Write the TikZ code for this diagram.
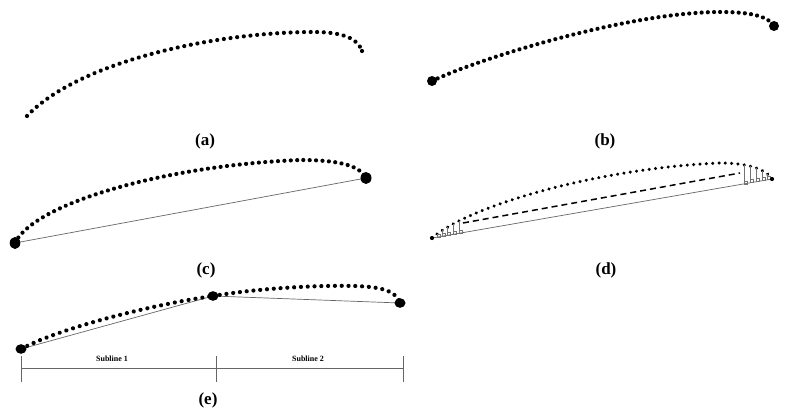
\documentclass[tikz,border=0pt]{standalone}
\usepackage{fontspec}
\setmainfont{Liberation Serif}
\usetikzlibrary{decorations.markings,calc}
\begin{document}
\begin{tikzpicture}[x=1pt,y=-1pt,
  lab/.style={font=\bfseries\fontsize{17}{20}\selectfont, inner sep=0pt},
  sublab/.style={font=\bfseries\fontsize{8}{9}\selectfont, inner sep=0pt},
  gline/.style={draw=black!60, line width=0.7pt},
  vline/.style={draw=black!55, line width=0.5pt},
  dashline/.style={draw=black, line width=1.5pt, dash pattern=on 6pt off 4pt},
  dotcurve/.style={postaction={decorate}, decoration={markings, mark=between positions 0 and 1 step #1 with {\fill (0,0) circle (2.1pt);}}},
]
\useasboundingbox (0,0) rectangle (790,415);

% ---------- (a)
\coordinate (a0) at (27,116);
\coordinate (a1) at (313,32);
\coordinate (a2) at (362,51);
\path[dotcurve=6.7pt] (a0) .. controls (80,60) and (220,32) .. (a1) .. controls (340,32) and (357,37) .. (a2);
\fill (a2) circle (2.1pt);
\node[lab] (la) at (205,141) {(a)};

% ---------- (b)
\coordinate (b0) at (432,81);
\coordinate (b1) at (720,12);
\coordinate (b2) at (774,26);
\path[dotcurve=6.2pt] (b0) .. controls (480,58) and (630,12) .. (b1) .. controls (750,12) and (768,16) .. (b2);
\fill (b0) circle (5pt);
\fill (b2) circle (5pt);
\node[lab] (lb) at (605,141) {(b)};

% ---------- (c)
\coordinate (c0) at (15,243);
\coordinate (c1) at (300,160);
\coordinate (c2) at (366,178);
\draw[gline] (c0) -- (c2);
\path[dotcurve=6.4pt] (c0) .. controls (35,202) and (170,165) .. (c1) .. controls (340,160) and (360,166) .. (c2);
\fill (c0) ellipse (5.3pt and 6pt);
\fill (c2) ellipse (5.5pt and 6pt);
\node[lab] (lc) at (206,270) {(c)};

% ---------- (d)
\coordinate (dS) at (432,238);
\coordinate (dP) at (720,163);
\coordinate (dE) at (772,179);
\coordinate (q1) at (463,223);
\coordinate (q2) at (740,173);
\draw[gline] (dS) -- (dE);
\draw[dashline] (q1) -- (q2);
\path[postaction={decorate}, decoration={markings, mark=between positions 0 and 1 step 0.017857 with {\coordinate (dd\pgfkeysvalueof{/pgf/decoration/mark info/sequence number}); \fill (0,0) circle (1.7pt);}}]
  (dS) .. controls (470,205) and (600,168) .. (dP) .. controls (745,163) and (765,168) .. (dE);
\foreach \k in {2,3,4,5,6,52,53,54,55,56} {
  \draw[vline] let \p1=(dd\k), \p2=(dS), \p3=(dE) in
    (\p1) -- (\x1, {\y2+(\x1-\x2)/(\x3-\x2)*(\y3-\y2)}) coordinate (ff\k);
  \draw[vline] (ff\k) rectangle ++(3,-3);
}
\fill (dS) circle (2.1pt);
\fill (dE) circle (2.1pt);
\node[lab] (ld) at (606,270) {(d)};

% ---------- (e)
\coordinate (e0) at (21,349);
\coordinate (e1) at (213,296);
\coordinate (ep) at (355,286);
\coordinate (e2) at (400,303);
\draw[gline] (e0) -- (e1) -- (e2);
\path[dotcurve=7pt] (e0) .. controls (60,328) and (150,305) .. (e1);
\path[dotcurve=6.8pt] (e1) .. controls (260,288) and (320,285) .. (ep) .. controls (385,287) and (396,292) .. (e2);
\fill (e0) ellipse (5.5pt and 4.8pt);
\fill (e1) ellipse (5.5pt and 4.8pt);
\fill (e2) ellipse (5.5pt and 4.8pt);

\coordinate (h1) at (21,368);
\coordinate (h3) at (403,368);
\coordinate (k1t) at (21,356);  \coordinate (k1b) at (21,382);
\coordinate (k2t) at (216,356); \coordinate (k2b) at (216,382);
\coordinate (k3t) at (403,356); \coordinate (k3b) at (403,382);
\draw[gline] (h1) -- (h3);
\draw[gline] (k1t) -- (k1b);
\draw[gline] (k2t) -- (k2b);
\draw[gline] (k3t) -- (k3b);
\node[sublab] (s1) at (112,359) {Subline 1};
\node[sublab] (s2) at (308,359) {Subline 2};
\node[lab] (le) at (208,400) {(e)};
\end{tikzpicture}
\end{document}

···

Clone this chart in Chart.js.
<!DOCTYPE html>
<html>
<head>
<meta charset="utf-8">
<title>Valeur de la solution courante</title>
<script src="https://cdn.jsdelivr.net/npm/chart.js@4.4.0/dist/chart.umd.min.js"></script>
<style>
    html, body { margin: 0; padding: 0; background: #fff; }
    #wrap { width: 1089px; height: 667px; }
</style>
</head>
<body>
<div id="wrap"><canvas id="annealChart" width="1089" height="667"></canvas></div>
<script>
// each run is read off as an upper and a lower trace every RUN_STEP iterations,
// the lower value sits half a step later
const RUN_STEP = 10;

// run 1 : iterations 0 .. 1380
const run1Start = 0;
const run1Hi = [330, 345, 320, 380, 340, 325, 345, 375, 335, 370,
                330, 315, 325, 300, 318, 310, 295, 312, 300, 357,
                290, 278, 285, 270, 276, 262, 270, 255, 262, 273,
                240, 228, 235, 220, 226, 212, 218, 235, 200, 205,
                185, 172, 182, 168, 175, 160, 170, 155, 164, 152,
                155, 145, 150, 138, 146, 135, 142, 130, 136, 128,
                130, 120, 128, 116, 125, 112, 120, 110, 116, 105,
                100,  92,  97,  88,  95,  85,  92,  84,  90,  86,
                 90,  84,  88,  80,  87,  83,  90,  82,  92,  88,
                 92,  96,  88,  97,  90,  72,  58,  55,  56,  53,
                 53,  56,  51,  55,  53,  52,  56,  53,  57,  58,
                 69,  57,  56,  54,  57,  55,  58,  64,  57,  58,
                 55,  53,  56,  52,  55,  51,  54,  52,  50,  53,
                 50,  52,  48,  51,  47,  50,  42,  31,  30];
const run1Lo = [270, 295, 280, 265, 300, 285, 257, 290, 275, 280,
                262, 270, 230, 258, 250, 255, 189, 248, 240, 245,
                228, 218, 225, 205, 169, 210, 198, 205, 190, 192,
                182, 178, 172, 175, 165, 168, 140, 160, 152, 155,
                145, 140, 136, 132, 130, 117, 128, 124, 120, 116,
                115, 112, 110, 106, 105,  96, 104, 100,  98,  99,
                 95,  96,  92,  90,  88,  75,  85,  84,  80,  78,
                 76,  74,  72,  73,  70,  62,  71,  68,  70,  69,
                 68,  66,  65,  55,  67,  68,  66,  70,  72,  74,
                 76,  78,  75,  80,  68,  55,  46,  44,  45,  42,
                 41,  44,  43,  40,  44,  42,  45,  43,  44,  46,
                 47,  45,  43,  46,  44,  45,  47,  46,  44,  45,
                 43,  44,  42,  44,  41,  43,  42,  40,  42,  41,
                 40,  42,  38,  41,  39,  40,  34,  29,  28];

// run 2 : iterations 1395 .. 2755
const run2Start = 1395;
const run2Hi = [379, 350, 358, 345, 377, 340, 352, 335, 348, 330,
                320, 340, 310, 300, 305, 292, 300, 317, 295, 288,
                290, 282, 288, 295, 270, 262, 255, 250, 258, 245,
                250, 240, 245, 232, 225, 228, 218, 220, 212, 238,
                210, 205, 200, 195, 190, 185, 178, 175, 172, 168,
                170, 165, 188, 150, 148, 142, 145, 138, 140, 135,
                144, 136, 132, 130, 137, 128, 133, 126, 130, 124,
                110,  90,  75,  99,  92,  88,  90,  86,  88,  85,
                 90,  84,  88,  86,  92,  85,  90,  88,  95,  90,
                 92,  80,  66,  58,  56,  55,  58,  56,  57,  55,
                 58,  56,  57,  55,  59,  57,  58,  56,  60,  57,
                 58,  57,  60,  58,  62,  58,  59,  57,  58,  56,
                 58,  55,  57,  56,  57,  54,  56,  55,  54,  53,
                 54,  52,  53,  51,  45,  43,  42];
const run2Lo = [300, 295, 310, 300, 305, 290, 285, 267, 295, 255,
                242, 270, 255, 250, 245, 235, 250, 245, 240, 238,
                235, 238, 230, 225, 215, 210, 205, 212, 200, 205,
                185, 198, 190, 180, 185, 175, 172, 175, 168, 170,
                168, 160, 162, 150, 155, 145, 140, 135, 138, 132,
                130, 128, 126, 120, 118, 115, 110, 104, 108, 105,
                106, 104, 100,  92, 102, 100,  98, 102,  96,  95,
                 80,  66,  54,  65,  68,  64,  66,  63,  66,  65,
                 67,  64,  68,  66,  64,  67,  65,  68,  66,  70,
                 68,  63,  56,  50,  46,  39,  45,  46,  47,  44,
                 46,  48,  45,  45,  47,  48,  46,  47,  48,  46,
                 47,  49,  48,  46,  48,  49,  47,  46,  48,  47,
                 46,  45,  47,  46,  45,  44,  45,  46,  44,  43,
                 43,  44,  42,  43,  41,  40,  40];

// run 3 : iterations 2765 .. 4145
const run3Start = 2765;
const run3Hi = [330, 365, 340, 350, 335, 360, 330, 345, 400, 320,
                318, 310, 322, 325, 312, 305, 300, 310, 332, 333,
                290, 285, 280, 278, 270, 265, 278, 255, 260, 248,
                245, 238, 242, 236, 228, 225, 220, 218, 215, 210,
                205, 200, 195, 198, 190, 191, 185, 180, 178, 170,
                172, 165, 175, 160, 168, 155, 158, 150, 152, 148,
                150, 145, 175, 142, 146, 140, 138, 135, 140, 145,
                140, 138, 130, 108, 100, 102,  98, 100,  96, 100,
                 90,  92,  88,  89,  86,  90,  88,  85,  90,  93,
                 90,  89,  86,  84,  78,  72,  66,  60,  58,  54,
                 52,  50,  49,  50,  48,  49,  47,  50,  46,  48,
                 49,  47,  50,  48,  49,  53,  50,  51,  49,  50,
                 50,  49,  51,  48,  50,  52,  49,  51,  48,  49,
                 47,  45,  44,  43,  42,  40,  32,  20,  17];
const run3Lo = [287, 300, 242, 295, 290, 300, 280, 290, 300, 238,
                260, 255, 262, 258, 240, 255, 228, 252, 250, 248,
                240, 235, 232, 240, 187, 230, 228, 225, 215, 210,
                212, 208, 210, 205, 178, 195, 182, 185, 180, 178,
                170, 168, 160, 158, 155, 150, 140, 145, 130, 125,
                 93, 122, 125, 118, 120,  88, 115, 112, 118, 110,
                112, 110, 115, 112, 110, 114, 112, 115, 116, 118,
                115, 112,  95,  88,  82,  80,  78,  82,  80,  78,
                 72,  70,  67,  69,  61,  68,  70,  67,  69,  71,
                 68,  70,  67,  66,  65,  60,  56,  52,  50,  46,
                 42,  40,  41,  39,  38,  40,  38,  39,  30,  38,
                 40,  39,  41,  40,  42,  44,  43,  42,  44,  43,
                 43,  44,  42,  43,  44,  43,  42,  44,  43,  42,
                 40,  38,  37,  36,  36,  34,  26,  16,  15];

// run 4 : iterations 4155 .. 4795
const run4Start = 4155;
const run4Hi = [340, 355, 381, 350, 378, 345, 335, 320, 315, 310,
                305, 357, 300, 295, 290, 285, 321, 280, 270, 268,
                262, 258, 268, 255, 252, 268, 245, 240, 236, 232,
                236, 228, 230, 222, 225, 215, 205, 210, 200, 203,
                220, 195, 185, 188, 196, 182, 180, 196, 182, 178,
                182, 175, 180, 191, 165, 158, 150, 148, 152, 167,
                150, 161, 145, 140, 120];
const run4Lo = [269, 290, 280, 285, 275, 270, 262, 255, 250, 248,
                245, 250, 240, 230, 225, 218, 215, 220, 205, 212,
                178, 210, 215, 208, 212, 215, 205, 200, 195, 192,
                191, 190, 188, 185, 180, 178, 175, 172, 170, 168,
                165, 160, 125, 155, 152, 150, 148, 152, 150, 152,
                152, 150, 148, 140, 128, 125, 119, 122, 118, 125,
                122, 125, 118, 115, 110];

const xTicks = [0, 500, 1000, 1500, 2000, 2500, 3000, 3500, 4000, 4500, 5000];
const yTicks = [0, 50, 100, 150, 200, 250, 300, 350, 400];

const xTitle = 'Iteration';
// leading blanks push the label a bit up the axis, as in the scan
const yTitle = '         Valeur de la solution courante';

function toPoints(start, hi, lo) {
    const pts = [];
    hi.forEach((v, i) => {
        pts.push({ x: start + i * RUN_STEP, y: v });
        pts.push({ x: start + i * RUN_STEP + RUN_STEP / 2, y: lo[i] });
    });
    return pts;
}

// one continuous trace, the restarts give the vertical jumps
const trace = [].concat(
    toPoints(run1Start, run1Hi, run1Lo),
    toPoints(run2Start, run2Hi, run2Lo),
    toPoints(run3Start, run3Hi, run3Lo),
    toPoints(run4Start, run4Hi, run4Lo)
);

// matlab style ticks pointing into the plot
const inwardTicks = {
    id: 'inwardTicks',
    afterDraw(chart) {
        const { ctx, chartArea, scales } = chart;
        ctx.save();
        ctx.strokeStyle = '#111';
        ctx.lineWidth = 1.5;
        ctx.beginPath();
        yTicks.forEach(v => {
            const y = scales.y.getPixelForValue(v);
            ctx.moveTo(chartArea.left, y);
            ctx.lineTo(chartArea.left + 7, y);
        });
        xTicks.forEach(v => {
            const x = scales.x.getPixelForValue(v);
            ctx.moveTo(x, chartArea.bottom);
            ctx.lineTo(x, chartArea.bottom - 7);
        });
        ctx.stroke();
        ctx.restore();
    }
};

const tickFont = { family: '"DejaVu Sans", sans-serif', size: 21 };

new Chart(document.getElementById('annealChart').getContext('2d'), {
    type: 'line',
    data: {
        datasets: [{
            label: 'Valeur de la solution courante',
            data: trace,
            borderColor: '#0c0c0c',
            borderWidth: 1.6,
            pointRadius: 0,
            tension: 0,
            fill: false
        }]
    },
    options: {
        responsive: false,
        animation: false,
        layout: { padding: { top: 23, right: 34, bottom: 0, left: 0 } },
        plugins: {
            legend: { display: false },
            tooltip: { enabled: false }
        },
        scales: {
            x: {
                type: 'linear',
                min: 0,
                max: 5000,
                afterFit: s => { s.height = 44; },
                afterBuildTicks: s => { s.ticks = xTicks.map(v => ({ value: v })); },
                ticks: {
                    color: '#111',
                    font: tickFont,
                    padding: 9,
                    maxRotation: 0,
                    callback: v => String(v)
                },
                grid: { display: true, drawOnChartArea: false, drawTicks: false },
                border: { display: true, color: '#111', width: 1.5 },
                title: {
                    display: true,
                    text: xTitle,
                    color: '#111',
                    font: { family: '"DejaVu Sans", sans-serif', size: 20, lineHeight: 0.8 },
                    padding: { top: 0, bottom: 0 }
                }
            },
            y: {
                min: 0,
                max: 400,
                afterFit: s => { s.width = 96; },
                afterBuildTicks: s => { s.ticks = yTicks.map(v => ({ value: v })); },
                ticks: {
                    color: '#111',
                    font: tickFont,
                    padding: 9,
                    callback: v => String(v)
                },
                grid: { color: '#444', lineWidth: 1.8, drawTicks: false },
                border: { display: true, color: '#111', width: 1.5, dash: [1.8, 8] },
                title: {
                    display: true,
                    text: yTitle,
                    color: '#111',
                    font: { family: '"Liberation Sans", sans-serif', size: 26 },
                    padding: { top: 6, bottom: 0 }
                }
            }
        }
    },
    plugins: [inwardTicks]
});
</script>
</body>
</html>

···

* Task description:
Find how many lines in the listing hold "this", and reply with that number only.

* Output:
2